That was an opportunity for me to catch up with every little art project I had started
and not finished and just play around with things.
So yeah, now that as the cost of addressable LEDs has gotten lower, there are things that
would have been impractical even five or 10 years ago, like making a coat completely solid
full of LEDs.
I could make something impractical and add to the things I'm decorating my living room
with. I think I would like to upholster a couch completely with LEDs.
The whole couch.
That's on my list, yes.
That would be very cool.
For doing something like that where you have a dense array of LEDs, is it still all by
hand and very carefully stitching them in or are there automated things that assist you in placing them all?
There are a few shortcuts. I find I'm still hand stitching the turnaround points.
If I make the line go back and forth to fill in a grid, but I can use machine sewing in between
the lines to sandwich the lights between two different shear layers.
I've been using that construction technique a lot lately.
And you have your own controller, which, I mean, if you started 25 years ago, you've
probably gone through a number of different controllers.
Yes.
Yeah.
They've evolved over time.
And I use it sort of as a Swiss Army knife of something I can use to customize for a
client very quickly.
And features have been added over the years depending on what they need.
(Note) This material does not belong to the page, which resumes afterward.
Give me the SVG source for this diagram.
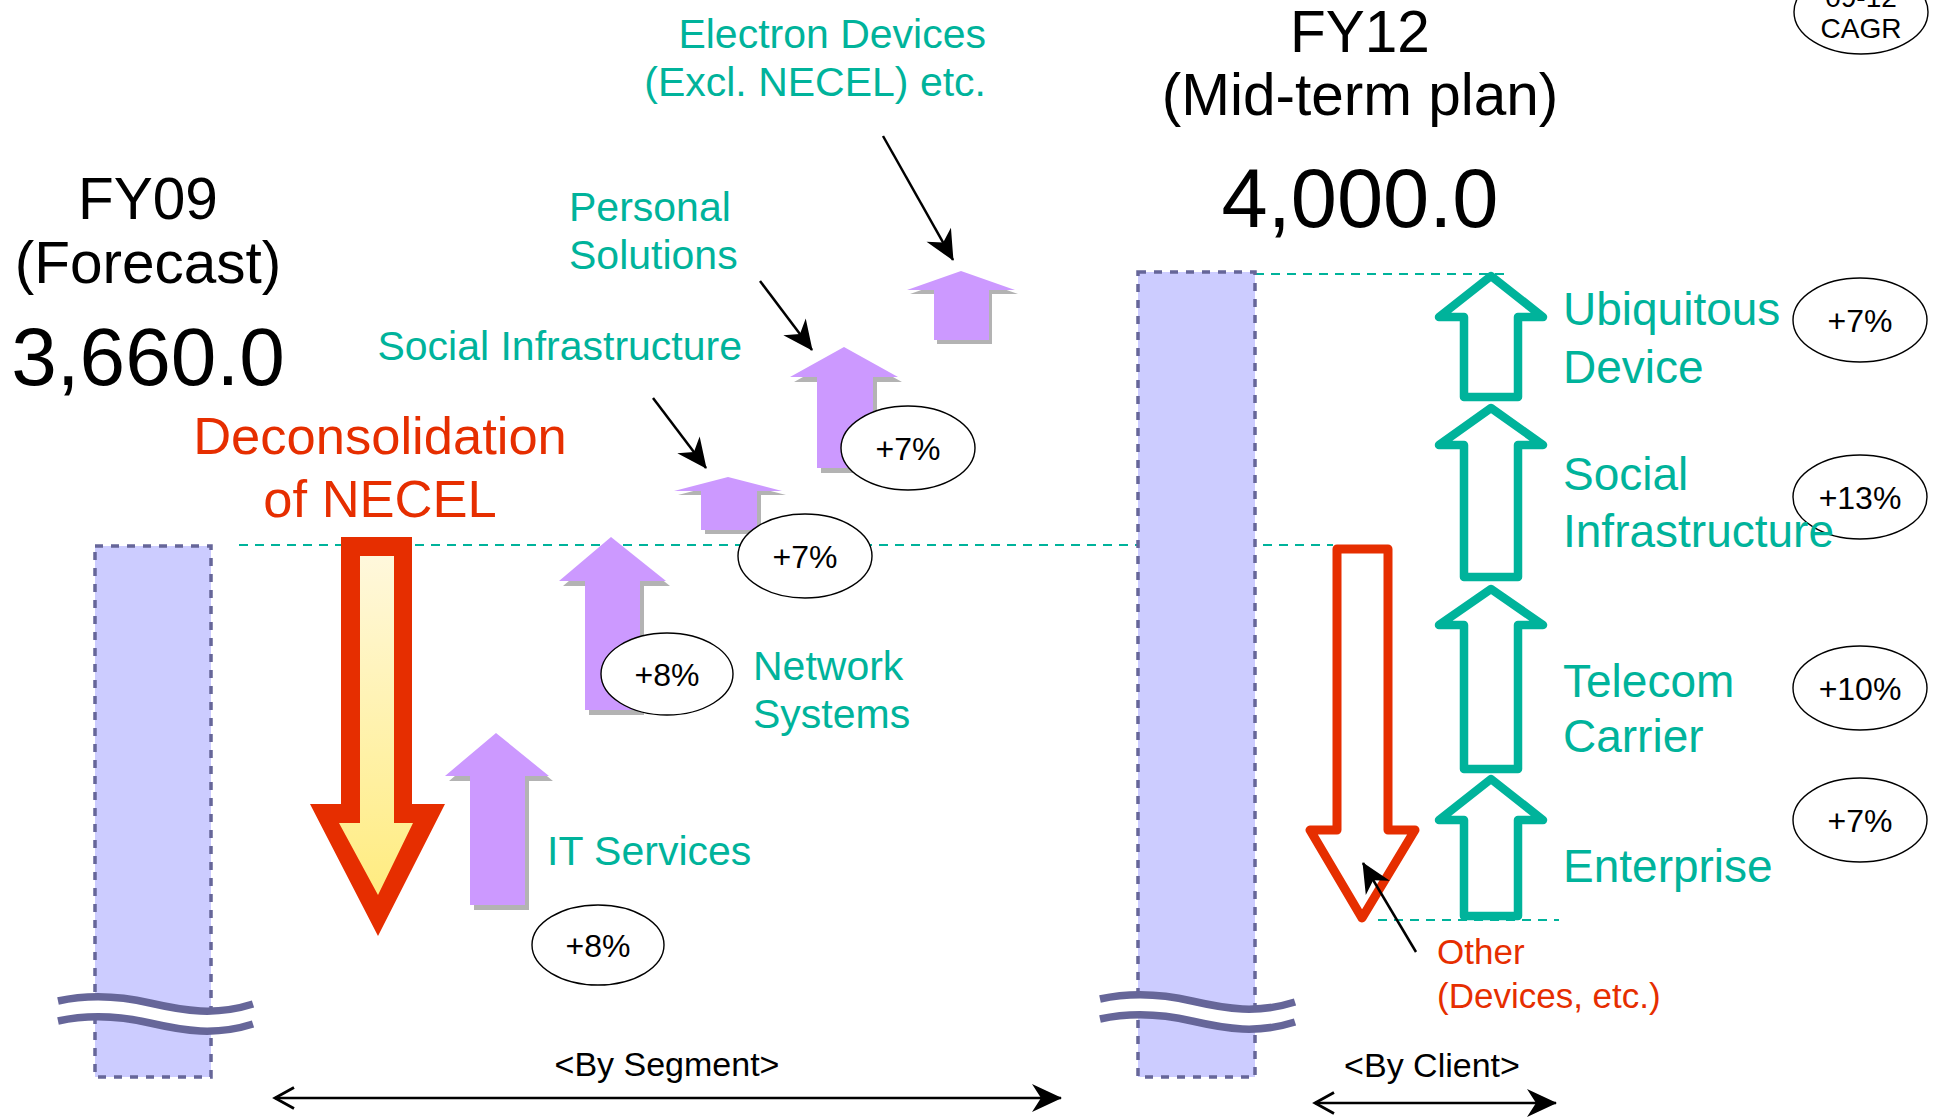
<svg xmlns="http://www.w3.org/2000/svg" width="1937" height="1117" viewBox="0 0 1937 1117">
<style>
text{font-family:"Liberation Sans",Arial,sans-serif}
.blk{fill:#000}
.teal{fill:#00b39b}
.red{fill:#e62e00}
.bar{fill:#ccccff;stroke:#666699;stroke-width:3.5;stroke-dasharray:8 8}
.dash{stroke:#00b39b;stroke-width:2;stroke-dasharray:9 7;fill:none}
.wave{fill:none;stroke:#666699;stroke-width:7.5}
.gap{fill:none;stroke:#fff;stroke-width:14}
.pur{fill:#cc99ff}
.shd{fill:#b3b3b3}
.ell{fill:#fff;stroke:#000;stroke-width:1.4}
.pct{font-size:32px;text-anchor:middle}
.hol{fill:#fff;stroke:#00b39b;stroke-width:8.5;stroke-linejoin:round}
.ptr{stroke:#000;stroke-width:2.5;fill:none}
.lbl{font-size:41px}
.rl{font-size:46px}
</style>
<defs>
<linearGradient id="yg" x1="0" y1="0" x2="0" y2="1">
<stop offset="0" stop-color="#fff8dc"/>
<stop offset="1" stop-color="#ffec80"/>
</linearGradient>
<marker id="stealth" markerUnits="userSpaceOnUse" viewBox="0 0 30 28" refX="29" refY="14" markerWidth="30" markerHeight="28" orient="auto" overflow="visible">
<path d="M0,0 L30,14 L0,28 L9,14 Z" fill="#000"/>
</marker>
<marker id="chev" markerUnits="userSpaceOnUse" viewBox="0 0 22 24" refX="20" refY="12" markerWidth="22" markerHeight="24" orient="auto-start-reverse" overflow="visible">
<path d="M1,1.5 L20,12 L1,22.5" fill="none" stroke="#000" stroke-width="2.8"/>
</marker>
<path id="wv" d="M58,1001 C90,994 120,996 150,1003 C185,1011 215,1016 253,1004"/>
</defs>

<!-- guide lines -->
<g id="guides">
<line class="dash" x1="239" y1="545" x2="1333" y2="545"/>
<line class="dash" x1="1255" y1="274" x2="1507" y2="274"/>
<line class="dash" x1="1378" y1="920" x2="1559" y2="920"/>
</g>

<!-- bars -->
<g id="bar-fy09">
<rect class="bar" x="95" y="546" width="116" height="531"/>
<g>
<use href="#wv" class="gap" transform="translate(0,10)"/>
<use href="#wv" class="wave"/>
<use href="#wv" class="wave" transform="translate(0,20)"/>
</g>
</g>
<g id="bar-fy12">
<rect class="bar" x="1138" y="272" width="117" height="805"/>
<g transform="translate(1042,-2)">
<use href="#wv" class="gap" transform="translate(0,10)"/>
<use href="#wv" class="wave"/>
<use href="#wv" class="wave" transform="translate(0,20)"/>
</g>
</g>

<!-- titles -->
<g id="title-fy09">
<text class="blk" x="148" y="219" font-size="58.5" text-anchor="middle">FY09</text>
<text class="blk" x="148" y="283" font-size="58.5" text-anchor="middle">(Forecast)</text>
<text class="blk" x="148" y="385" font-size="82" text-anchor="middle">3,660.0</text>
</g>
<g id="title-fy12">
<text class="blk" x="1360" y="52" font-size="58.5" text-anchor="middle">FY12</text>
<text class="blk" x="1360" y="115" font-size="58.5" text-anchor="middle">(Mid-term plan)</text>
<text class="blk" x="1360" y="227" font-size="83" text-anchor="middle">4,000.0</text>
</g>

<!-- NECEL deconsolidation -->
<g id="necel">
<polygon points="341,537 412,537 412,804 445,804 378,936 310,804 341,804" fill="#e62e00"/>
<polygon points="360,556 394,556 394,823 413,823 378,895 339,823 360,823" fill="url(#yg)"/>
<text class="red" x="380" y="454" font-size="52.5" text-anchor="middle">Deconsolidation</text>
<text class="red" x="380" y="517" font-size="52.5" text-anchor="middle">of NECEL</text>
</g>

<!-- segment arrows -->
<g id="seg-it">
<polygon class="shd" transform="translate(4,5)" points="496,733 549,776 525,776 525,905 470,905 470,776 445,776"/>
<polygon class="pur" points="496,733 549,776 525,776 525,905 470,905 470,776 445,776"/>
</g>
<g id="seg-network">
<polygon class="shd" transform="translate(4,5)" points="611,537 666,581 640,581 640,710 585,710 585,581 559,581"/>
<polygon class="pur" points="611,537 666,581 640,581 640,710 585,710 585,581 559,581"/>
</g>
<g id="seg-social">
<polygon class="shd" transform="translate(4,4)" points="728,477 782,491 757,491 757,530 701,530 701,491 674,491"/>
<polygon class="pur" points="728,477 782,491 757,491 757,530 701,530 701,491 674,491"/>
</g>
<g id="seg-personal">
<polygon class="shd" transform="translate(4,5)" points="844,347 898,377 873,377 873,468 817,468 817,377 790,377"/>
<polygon class="pur" points="844,347 898,377 873,377 873,468 817,468 817,377 790,377"/>
</g>
<g id="seg-electron">
<polygon class="shd" transform="translate(3,4)" points="961,271 1015,290 989,290 989,340 934,340 934,290 907,290"/>
<polygon class="pur" points="961,271 1015,290 989,290 989,340 934,340 934,290 907,290"/>
</g>

<!-- client arrows -->
<g id="cl-ubiq"><polygon class="hol" points="1491,276 1543,317 1518,317 1518,397 1464,397 1464,317 1439,317"/></g>
<g id="cl-social"><polygon class="hol" points="1491,408 1543,445 1518,445 1518,577 1464,577 1464,445 1439,445"/></g>
<g id="cl-telecom"><polygon class="hol" points="1491,589 1543,625 1518,625 1518,769 1464,769 1464,625 1439,625"/></g>
<g id="cl-enterprise"><polygon class="hol" points="1491,779 1543,820 1518,820 1518,916 1464,916 1464,820 1439,820"/></g>
<g id="cl-other"><polygon points="1337,549 1388,549 1388,830 1415,830 1362,918 1310,830 1337,830" fill="#fff" stroke="#e62e00" stroke-width="9" stroke-linejoin="round"/></g>

<!-- CAGR ellipses -->
<g id="cagr-head">
<ellipse class="ell" cx="1861" cy="12" rx="67" ry="42"/>
<text class="blk" x="1861" y="7" font-size="28" text-anchor="middle">09-12</text>
<text class="blk" x="1861" y="38" font-size="28" text-anchor="middle">CAGR</text>
</g>
<g id="pct-personal"><ellipse class="ell" cx="908" cy="448" rx="67" ry="42"/><text class="blk pct" x="908" y="460">+7%</text></g>
<g id="pct-social"><ellipse class="ell" cx="805" cy="556" rx="67" ry="42"/><text class="blk pct" x="805" y="568">+7%</text></g>
<g id="pct-network"><ellipse class="ell" cx="667" cy="674" rx="66" ry="41"/><text class="blk pct" x="667" y="686">+8%</text></g>
<g id="pct-it"><ellipse class="ell" cx="598" cy="945" rx="66" ry="40"/><text class="blk pct" x="598" y="957">+8%</text></g>
<g id="pct-ubiq"><ellipse class="ell" cx="1860" cy="320" rx="67" ry="42"/><text class="blk pct" x="1860" y="332">+7%</text></g>
<g id="pct-socialinfra"><ellipse class="ell" cx="1860" cy="497" rx="67" ry="42"/><text class="blk pct" x="1860" y="509">+13%</text></g>
<g id="pct-telecom"><ellipse class="ell" cx="1860" cy="688" rx="67" ry="42"/><text class="blk pct" x="1860" y="700">+10%</text></g>
<g id="pct-enterprise"><ellipse class="ell" cx="1860" cy="820" rx="67" ry="42"/><text class="blk pct" x="1860" y="832">+7%</text></g>

<!-- labels -->
<g id="labels">
<text class="teal lbl" x="986" y="48" text-anchor="end">Electron Devices</text>
<text class="teal lbl" x="986" y="96" text-anchor="end">(Excl. NECEL) etc.</text>
<text class="teal lbl" x="569" y="221">Personal</text>
<text class="teal lbl" x="569" y="269">Solutions</text>
<text class="teal lbl" x="742" y="360" text-anchor="end">Social Infrastructure</text>
<text class="teal lbl" x="753" y="680">Network</text>
<text class="teal lbl" x="753" y="728">Systems</text>
<text class="teal lbl" x="547" y="865">IT Services</text>
<text class="teal rl" x="1563" y="325">Ubiquitous</text>
<text class="teal rl" x="1563" y="383">Device</text>
<text class="teal rl" x="1563" y="490">Social</text>
<text class="teal rl" x="1563" y="547">Infrastructure</text>
<text class="teal rl" x="1563" y="697">Telecom</text>
<text class="teal rl" x="1563" y="752">Carrier</text>
<text class="teal rl" x="1563" y="882">Enterprise</text>
<text class="red" x="1437" y="964" font-size="35">Other</text>
<text class="red" x="1437" y="1008" font-size="35">(Devices, etc.)</text>
<text class="blk" x="667" y="1076" font-size="34" text-anchor="middle">&lt;By Segment&gt;</text>
<text class="blk" x="1432" y="1077" font-size="34" text-anchor="middle">&lt;By Client&gt;</text>
</g>

<!-- connectors -->
<g id="connectors">
<line class="ptr" x1="883" y1="136" x2="953" y2="260" marker-end="url(#stealth)"/>
<line class="ptr" x1="760" y1="281" x2="812" y2="350" marker-end="url(#stealth)"/>
<line class="ptr" x1="653" y1="398" x2="706" y2="468" marker-end="url(#stealth)"/>
<line class="ptr" x1="1416" y1="952" x2="1363" y2="863" marker-end="url(#stealth)"/>
<line class="ptr" x1="275" y1="1098" x2="1061" y2="1098" marker-start="url(#chev)" marker-end="url(#stealth)"/>
<line class="ptr" x1="1315" y1="1103" x2="1556" y2="1103" marker-start="url(#chev)" marker-end="url(#stealth)"/>
</g>
</svg>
So sound reactivity, interfacing to DMX, interfacing to a Bluetooth app, motion sensitivity,
those things have gone in little by little. So for a while I was using a
Teensy 3.2 and recently jumped to the Teensy 4.1. So I use that for things that
have enough space for a driver that big.
And the motion reactive, motion sensitive, what kind of effects have you gotten from that?
Actually, just in the beginning of using that, it's a feature that's in the new controller
that I haven't had time to play with very much.
But I think it's called the QUIC interface, QUIC.
It supports that.
So I have some of the accelerometers from that family and the effects engine in
my software can respond to all kinds of input. So it's set up that I can pick values from
the accelerometer and do things.
I love inertial measurement units and accelerometers and gyros and magnetometers. And so I'm always curious how people are going to use them for effect.
And I mean, I can imagine a lot of things like freefall, you go dark and then when you
land an explosion of color and all these other things, the gyros with the ability to tell
when things are moving and spinning.
If you have any, if you have, you have anybody you want to try out with
those, let me know. I have all kinds of ideas.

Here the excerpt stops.